Certes, en tant que marxistes révolutionnaires, nos sympathies vont en tout premier lieu aux militants du MIR – Movimiento de Izquierda Revolucionaria – (Mouvement de la gauche révolutionnaire) et de la gauche du Parti socialiste de l’époque ; cependant, l’objet des lignes qui suivent n’est pas de savoir « qui avait raison », mais simplement de raconter une facette de cette histoire sous une forme vivante et personnalisée. Nous n’avons aucune prétention et aucune envie de tirer « les leçons de l’histoire » à la place des révolutionnaires chiliens eux-mêmes.
Salvador Allende et l’Unité populaire sont allés plus loin dans l’affrontement avec les classes dominantes que la plupart des gouvernements progressistes en Amérique latine, mis à part le cas cubain, bien entendu. Cette expérience a suscité une mobilisation ouvrière et populaire sans précédent, dans les comités de l’Unité populaire, dans les JAP (comités d’approvisionnement), dans les cordons industriels ainsi que dans les commandos communaux dans une moindre mesure. Elle a été, à plusieurs égards, un cas unique dans l’histoire du continent, comme tentative de transition vers le socialisme, sans guerre civile préalable. En même temps, elle a confirmé une vieille règle de la lutte de classes : la démocratie n’est tolérée par les oligarchies que si elle ne menace pas leurs privilèges...
Les révolutionnaires chiliens, et leurs amis dans le monde entier, dont nous sommes, se sont posé beaucoup de questions au sujet de cette expérience politique, avec des doutes et parfois des critiques légitimes : une transition pacifique vers le socialisme est-elle possible ? Allende aurait-il dû armer le peuple, distribuer des armes aux organisations populaires ? Le peuple armé aurait-il pu vaincre les forces armées chiliennes ? Fallait-il construire, à partir des cordons industriels, un embryon de pouvoir populaire ? Etc.

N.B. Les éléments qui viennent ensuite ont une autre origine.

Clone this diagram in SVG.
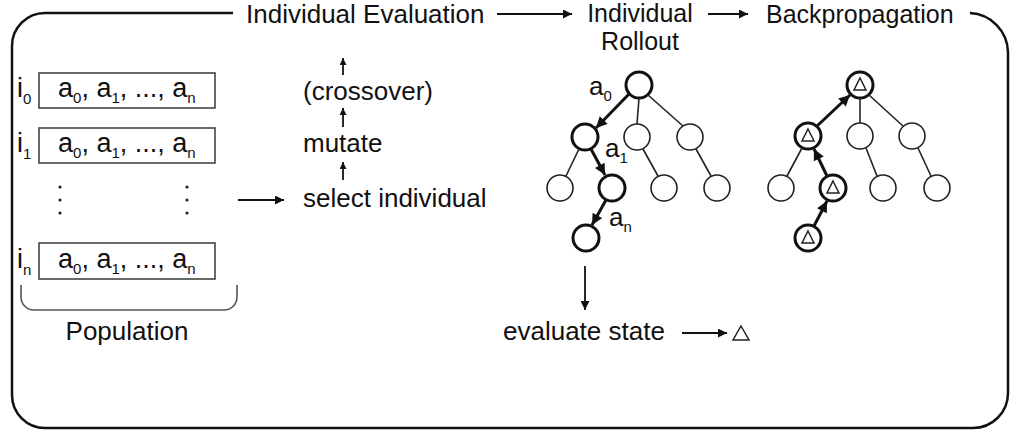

L’objectif, ici, n’est pas de répondre à toutes ces questions. Nous nous limitons à raconter certains des événements précis qui ont alors eu lieu, avec nos sentiments de profonde empathie et admiration pour nos camarades chiliens, et d’indignation face aux crimes de Pinochet et ses sicaires.
Dans la rédaction de ce récit et des nombreux dialogues qui en font partie, nous avons essayé de rester au plus proche des faits connus et documentés, en faisant également parfois usage de notre imagination pour décrire certaines conversations ou rencontres. C’est la « licence artistique » qui fait précisément la différence entre notre contribution et les travaux d’historiographie universitaire. L’attention est portée sur la dimension « subjective » des faits, tels qu’ils ont été vécus par leurs protagonistes, plutôt que sur le mouvement « objectif » des forces en présence.

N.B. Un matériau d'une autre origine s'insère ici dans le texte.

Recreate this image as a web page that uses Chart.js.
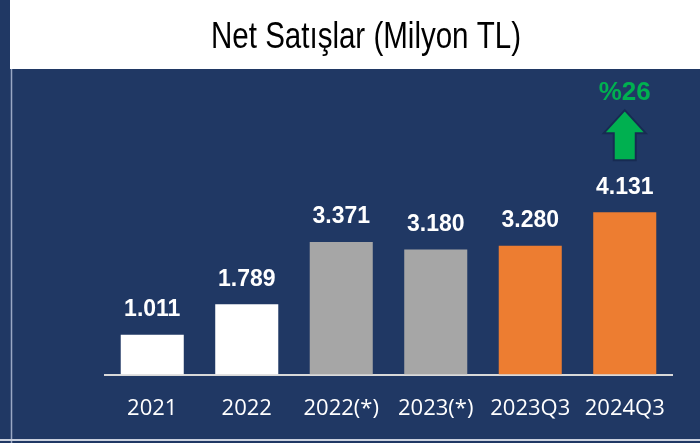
<!DOCTYPE html>
<html>
<head>
<meta charset="utf-8">
<script src="https://cdn.jsdelivr.net/npm/chart.js@4"></script>
<style>
  html, body { margin: 0; padding: 0; background: #203864; }
  #wrap { width: 700px; height: 443px; position: relative; }
</style>
</head>
<body>
<div id="wrap"><canvas id="myChart" width="700" height="443"></canvas></div>
<script>
const titleText = "Net Satışlar (Milyon TL)";
const categories = ["2021", "2022", "2022(*)", "2023(*)", "2023Q3", "2024Q3"];
const netSales = [1011, 1789, 3371, 3180, 3280, 4131];
const valueLabels = ["1.011", "1.789", "3.371", "3.180", "3.280", "4.131"];
const growthLabel = "%26";

const navy = "#203864";
const barColors = ["#ffffff", "#ffffff", "#a6a6a6", "#a6a6a6", "#ed7d31", "#ed7d31"];

// background, title box and frame lines
const framePlugin = {
  id: "frame",
  beforeDraw(chart) {
    const ctx = chart.ctx;
    ctx.save();
    ctx.fillStyle = navy;
    ctx.fillRect(0, 0, 700, 443);
    ctx.fillStyle = "#ffffff";
    ctx.fillRect(10, 0, 690, 69);
    ctx.strokeStyle = "#9aa8c4";
    ctx.lineWidth = 1.5;
    ctx.beginPath();
    ctx.moveTo(11.5, 69);
    ctx.lineTo(11.5, 443);
    ctx.stroke();
    ctx.strokeStyle = "#c9d0de";
    ctx.lineWidth = 2;
    ctx.beginPath();
    ctx.moveTo(0, 440);
    ctx.lineTo(700, 440);
    ctx.stroke();

    // title, squeezed to look like a narrow font
    ctx.fillStyle = "#000000";
    ctx.font = "36px 'Liberation Sans Narrow', 'Liberation Sans', Arial, sans-serif";
    ctx.textBaseline = "middle";
    ctx.textAlign = "center";
    const w = ctx.measureText(titleText).width;
    const sx = 310 / w;
    ctx.translate(366, 38);
    ctx.scale(sx, 1);
    ctx.fillText(titleText, 0, 0);
    ctx.restore();
  }
};

// value labels and growth arrow
const labelPlugin = {
  id: "labels",
  afterDatasetsDraw(chart) {
    const ctx = chart.ctx;
    const bars = chart.getDatasetMeta(0).data;
    ctx.save();
    ctx.fillStyle = "#ffffff";
    ctx.font = "bold 23px 'Liberation Sans', Arial, sans-serif";
    ctx.textAlign = "center";
    ctx.textBaseline = "middle";
    bars.forEach((bar, i) => {
      ctx.fillText(valueLabels[i], bar.x, bar.y - 25);
    });

    const last = bars[bars.length - 1];
    const cx = last.x;
    const top = last.y;
    ctx.beginPath();
    ctx.moveTo(cx, top - 102);
    ctx.lineTo(cx + 21, top - 79);
    ctx.lineTo(cx + 11, top - 79);
    ctx.lineTo(cx + 11, top - 52);
    ctx.lineTo(cx - 11, top - 52);
    ctx.lineTo(cx - 11, top - 79);
    ctx.lineTo(cx - 21, top - 79);
    ctx.closePath();
    ctx.fillStyle = "#00b050";
    ctx.fill();
    ctx.strokeStyle = "#172b52";
    ctx.lineWidth = 2;
    ctx.lineJoin = "miter";
    ctx.stroke();

    ctx.fillStyle = "#00b050";
    ctx.font = "bold 26px 'Liberation Sans', Arial, sans-serif";
    ctx.fillText(growthLabel, cx, top - 119);
    ctx.restore();
  }
};

const ctx = document.getElementById("myChart").getContext("2d");
const myChart = new Chart(ctx, {
  type: "bar",
  data: {
    labels: categories,
    datasets: [
      {
        label: "Net Satışlar",
        data: netSales,
        backgroundColor: barColors,
        borderWidth: 0,
        barPercentage: 0.667,
        categoryPercentage: 1.0,
      },
    ],
  },
  options: {
    responsive: false,
    animation: false,
    layout: {
      padding: { left: 105, right: 28, top: 178, bottom: 0 },
    },
    plugins: {
      legend: { display: false },
      tooltip: { enabled: false },
      title: { display: false },
    },
    scales: {
      y: {
        display: false,
        min: 0,
        max: 5000,
      },
      x: {
        grid: { display: false, drawTicks: false },
        border: { display: true, color: "#d9d9d9", width: 2 },
        ticks: {
          color: "#ffffff",
          padding: 21,
          maxRotation: 0,
          autoSkip: false,
          font: { family: "'Open Sans', sans-serif", size: 22 },
        },
      },
    },
  },
  plugins: [framePlugin, labelPlugin],
});
</script>
</body>
</html>
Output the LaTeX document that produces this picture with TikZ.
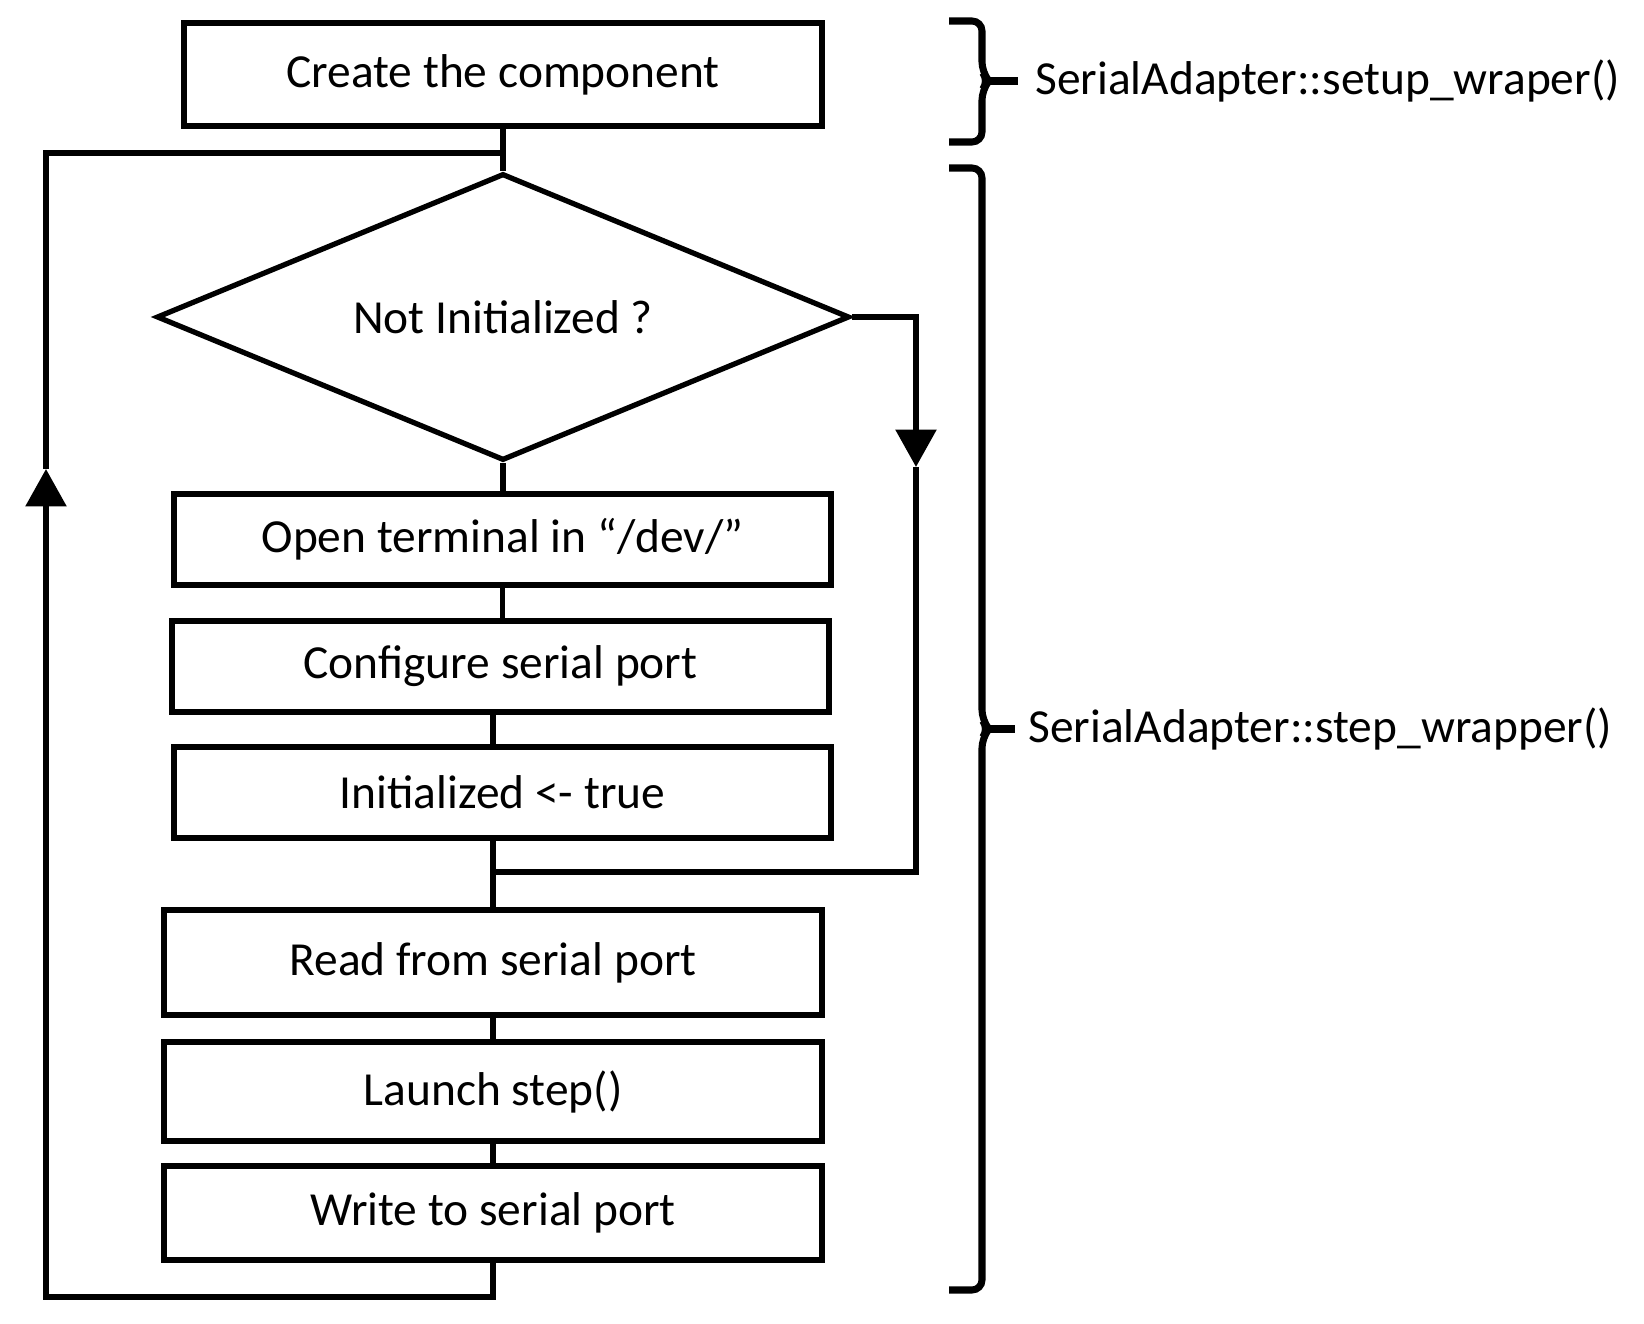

L’histoire de Salvador Allende, de l’Unité populaire, et du coup militaire de septembre 1973 fait partie intégrante de la « tradition des opprimés » dont parlait le philosophe Walter Benjamin. Elle constitue un patrimoine commun au peuple chilien et aux peuples d’Amérique latine ainsi qu’à ceux du monde entier. Cette séquence comporte, comme tout mouvement d’émancipation, ses contradictions, ses problèmes, ses limites ; une tentative à la fois exaltante, tragique et épique. Nous deux, auteurs de ce texte, la portons dans notre cœur, depuis longtemps et pour toujours.
Un mot sur le titre : « septembre rouge » est à la fois une référence à la couleur politique des militants qui se sont opposés au coup d’État – le rouge – ainsi qu’au sang des milliers de Chiliens qui seront torturés et assassinés par les putschistes le 11 septembre 1973, puis durant les mois et les années qui suivirent.